The demand for home care is increasing year upon year, and the demographic changing from the historic view of “tea and toast” tasks undertaken by care workers, to a need for complex nursing care.  The changes to our industry are happening quickly, and the pressure is on for every provider to recruit in order to meet the demand for our service.  It is a well-known fact that home care has a high staff turnover rate, and this can lead to pressures around comprehensive staff training and robust competency checks.

The nature of the industry is that care workers are often alone in service user’s homes when administering or prompting medication and therefore the margin for error can be high.

It is in the interest of every Registered Provider to ensure their paperwork is as simple as possible, with clear instructions. We must take into account literacy levels and ensure that each individual has had their literacy level checked before competency is assessed. With recruitment being an ongoing, time-consuming and costly process, we do not want to alienate potential recruits who may have the ability to care, but not completely understand a complex MAR sheet.
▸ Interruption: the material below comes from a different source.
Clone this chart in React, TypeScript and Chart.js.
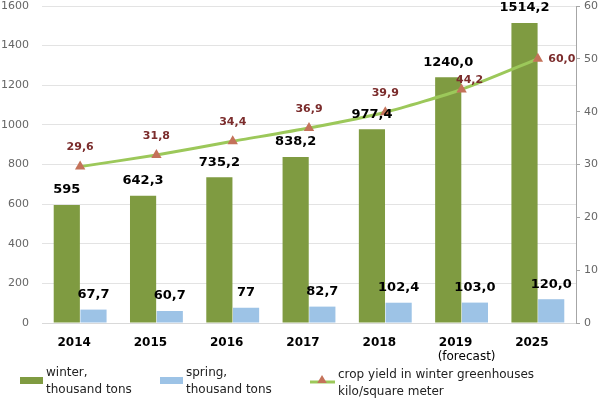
import React, { useEffect, useRef } from "react";
import { Chart, registerables } from "chart.js";

Chart.register(...registerables);

// ---- data ----
const categories = ["2014", "2015", "2016", "2017", "2018", "2019", "2025"];
const categoryNotes = ["", "", "", "", "", "(forecast)", ""];
const winterValues = [595, 642.3, 735.2, 838.2, 977.4, 1240.0, 1514.2];
const winterLabels = ["595", "642,3", "735,2", "838,2", "977,4", "1240,0", "1514,2"];
const springValues = [67.7, 60.7, 77, 82.7, 102.4, 103.0, 120.0];
const springLabels = ["67,7", "60,7", "77", "82,7", "102,4", "103,0", "120,0"];
const yieldValues = [29.6, 31.8, 34.4, 36.9, 39.9, 44.2, 50.0];
const yieldLabels = ["29,6", "31,8", "34,4", "36,9", "39,9", "44,2", "60,0"];
const leftAxis = { min: 0, max: 1600, step: 200 };
const rightAxis = { min: 0, max: 60, step: 10 };
const legendTexts = {
  winter: ["winter,", "thousand tons"],
  spring: ["spring,", "thousand tons"],
  yield: ["crop yield in winter greenhouses", "kilo/square meter"],
};

// ---- styles ----
const FONT = "'DejaVu Sans', Verdana, sans-serif";
const WINTER_COLOR = "#7f9b41";
const SPRING_COLOR = "#9dc3e6";
const LINE_COLOR = "#9cc85a";
const MARKER_COLOR = "#c4725a";
const YIELD_LABEL_COLOR = "#7b2c2c";

function drawTriangle(ctx: CanvasRenderingContext2D, x: number, y: number, r: number, color: string) {
  ctx.save();
  ctx.fillStyle = color;
  ctx.beginPath();
  ctx.moveTo(x, y - r);
  ctx.lineTo(x + r * 0.95, y + r * 0.6);
  ctx.lineTo(x - r * 0.95, y + r * 0.6);
  ctx.closePath();
  ctx.fill();
  ctx.restore();
}

const labelsPlugin = {
  id: "valueLabels",
  afterDatasetsDraw(chart: any) {
    const ctx: CanvasRenderingContext2D = chart.ctx;
    ctx.save();
    ctx.textAlign = "center";
    ctx.textBaseline = "middle";
    const mw = chart.getDatasetMeta(0);
    ctx.font = `bold 13px ${FONT}`;
    ctx.fillStyle = "#000";
    mw.data.forEach((el: any, i: number) => {
      ctx.fillText(winterLabels[i], el.x, el.y - 15);
    });
    const ms = chart.getDatasetMeta(1);
    ms.data.forEach((el: any, i: number) => {
      ctx.fillText(springLabels[i], el.x, el.y - 15);
    });
    const my = chart.getDatasetMeta(2);
    ctx.font = `bold 11px ${FONT}`;
    ctx.fillStyle = YIELD_LABEL_COLOR;
    const n = my.data.length;
    my.data.forEach((el: any, i: number) => {
      let dx = 0;
      let dy = -19;
      if (i === n - 2) { dx = 8; dy = -9; }
      if (i === n - 1) { dx = 24; dy = 0; }
      ctx.fillText(yieldLabels[i], el.x + dx, el.y + dy);
    });
    ctx.restore();
  },
};

const extrasPlugin = {
  id: "extras",
  afterDraw(chart: any) {
    const ctx: CanvasRenderingContext2D = chart.ctx;
    const xs = chart.scales.x;
    ctx.save();
    ctx.font = `12px ${FONT}`;
    ctx.fillStyle = "#000";
    ctx.textAlign = "center";
    ctx.textBaseline = "middle";
    categoryNotes.forEach((note, i) => {
      if (!note) return;
      ctx.fillText(note, xs.getPixelForValue(i) + 5, chart.chartArea.bottom + 34);
    });

    const b = chart.chartArea.bottom;
    ctx.textAlign = "left";
    ctx.textBaseline = "alphabetic";
    ctx.font = `12px ${FONT}`;

    ctx.fillStyle = WINTER_COLOR;
    ctx.fillRect(20, b + 54, 23, 7);
    ctx.fillStyle = SPRING_COLOR;
    ctx.fillRect(160, b + 54, 23, 7);

    ctx.fillStyle = "#222";
    ctx.fillText(legendTexts.winter[0], 46, b + 53);
    ctx.fillText(legendTexts.winter[1], 46, b + 70);
    ctx.fillText(legendTexts.spring[0], 186, b + 53);
    ctx.fillText(legendTexts.spring[1], 186, b + 70);

    ctx.strokeStyle = LINE_COLOR;
    ctx.lineWidth = 3;
    ctx.beginPath();
    ctx.moveTo(310, b + 59);
    ctx.lineTo(335, b + 59);
    ctx.stroke();
    drawTriangle(ctx, 322, b + 57, 5, MARKER_COLOR);
    ctx.fillStyle = "#222";
    ctx.fillText(legendTexts.yield[0], 338, b + 55);
    ctx.fillText(legendTexts.yield[1], 338, b + 72);
    ctx.restore();
  },
};

function zeroPadding(scale: any) {
  scale.paddingTop = 0;
  scale.paddingBottom = 0;
  scale.paddingLeft = 0;
  scale.paddingRight = 0;
}

export default function App() {
  const ref = useRef<HTMLCanvasElement | null>(null);
  useEffect(() => {
    if (!ref.current) return;
    const chart = new Chart(ref.current, {
      type: "bar",
      data: {
        labels: categories,
        datasets: [
          {
            type: "bar",
            label: "winter",
            data: winterValues,
            backgroundColor: WINTER_COLOR,
            yAxisID: "y",
            order: 2,
            barPercentage: 0.98,
            categoryPercentage: 0.7,
          },
          {
            type: "bar",
            label: "spring",
            data: springValues,
            backgroundColor: SPRING_COLOR,
            yAxisID: "y",
            order: 2,
            barPercentage: 0.98,
            categoryPercentage: 0.7,
          },
          {
            type: "line",
            label: "yield",
            data: yieldValues,
            borderColor: LINE_COLOR,
            borderWidth: 3,
            tension: 0.2,
            pointStyle: "triangle",
            pointRadius: 6,
            pointBackgroundColor: MARKER_COLOR,
            pointBorderColor: MARKER_COLOR,
            pointBorderWidth: 0,
            yAxisID: "y1",
            order: 1,
          } as any,
        ],
      },
      options: {
        responsive: false,
        animation: false,
        layout: { padding: { top: 5, left: 0, right: 0, bottom: 0 } },
        plugins: {
          legend: { display: false },
          tooltip: { enabled: false },
        },
        scales: {
          x: {
            grid: { display: false, drawTicks: false },
            border: { display: true, color: "#d9d9d9", width: 1 },
            ticks: {
              font: { family: FONT, size: 12, weight: "bold" },
              color: "#000",
              padding: 13,
              labelOffset: -6,
              maxRotation: 0,
              autoSkip: false,
            },
            afterFit(scale: any) {
              scale.height = 76;
              zeroPadding(scale);
            },
          },
          y: {
            position: "left",
            min: leftAxis.min,
            max: leftAxis.max,
            grid: { color: "#e3e3e3", drawTicks: false, lineWidth: 1 },
            border: { display: false },
            ticks: {
              stepSize: leftAxis.step,
              font: { family: FONT, size: 11 },
              color: "#666",
              padding: 13,
              callback: (v: any) => String(v),
            },
            afterFit(scale: any) {
              scale.width = 42;
              zeroPadding(scale);
            },
          },
          y1: {
            position: "right",
            min: rightAxis.min,
            max: rightAxis.max,
            grid: { drawOnChartArea: false, drawTicks: true, tickLength: 4, color: "#a6a6a6" },
            border: { display: true, color: "#a6a6a6", width: 1 },
            ticks: {
              stepSize: rightAxis.step,
              font: { family: FONT, size: 11 },
              color: "#666",
              padding: 4,
              callback: (v: any) => String(v),
            },
            afterFit(scale: any) {
              scale.width = 24;
              zeroPadding(scale);
            },
          },
        },
      } as any,
      plugins: [labelsPlugin, extrasPlugin],
    });
    return () => chart.destroy();
  }, []);

  return (
    <div style={{ position: "fixed", left: 0, top: 0, width: 600, height: 399, background: "#fff" }}>
      <canvas ref={ref} width={600} height={399} style={{ display: "block" }} />
    </div>
  );
}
MAR sheets can be complicated to Care staff that are not familiar and who lack experience in social care, so you must ensure your training covers your paperwork, and an explanation of the importance of such paperwork.

Ensuring care staff are competent before they visit any service user is absolutely critical. As a manager, you are responsible for deciding upon and checking competency, and confirming that individual care staff are comfortable with administering or prompting medication.

A simple ‘How to Guide’ can be beneficial in educating staff and provide an effective reminder should they need to go back and check they are completing paperwork correctly.

During the induction process, you may find it helpful to provide new recruits with a sample MAR sheet which details a number of different scenarios; such as - what if a service user refuses? Or what if a family member has prompted medication before you have arrived?

Work through the sample sheet and ask the recruit how they would document this on the MAR sheet. This process will be an effective tool in reassuring Managers that you have robustly checked individual competency levels.

If all Registered Providers take responsibility for adhering to effective procedures around medicines handling, ensuring risk is managed in a safe and responsible way and that staff are trained and competent, then surely next year’s State of Care report might record something different.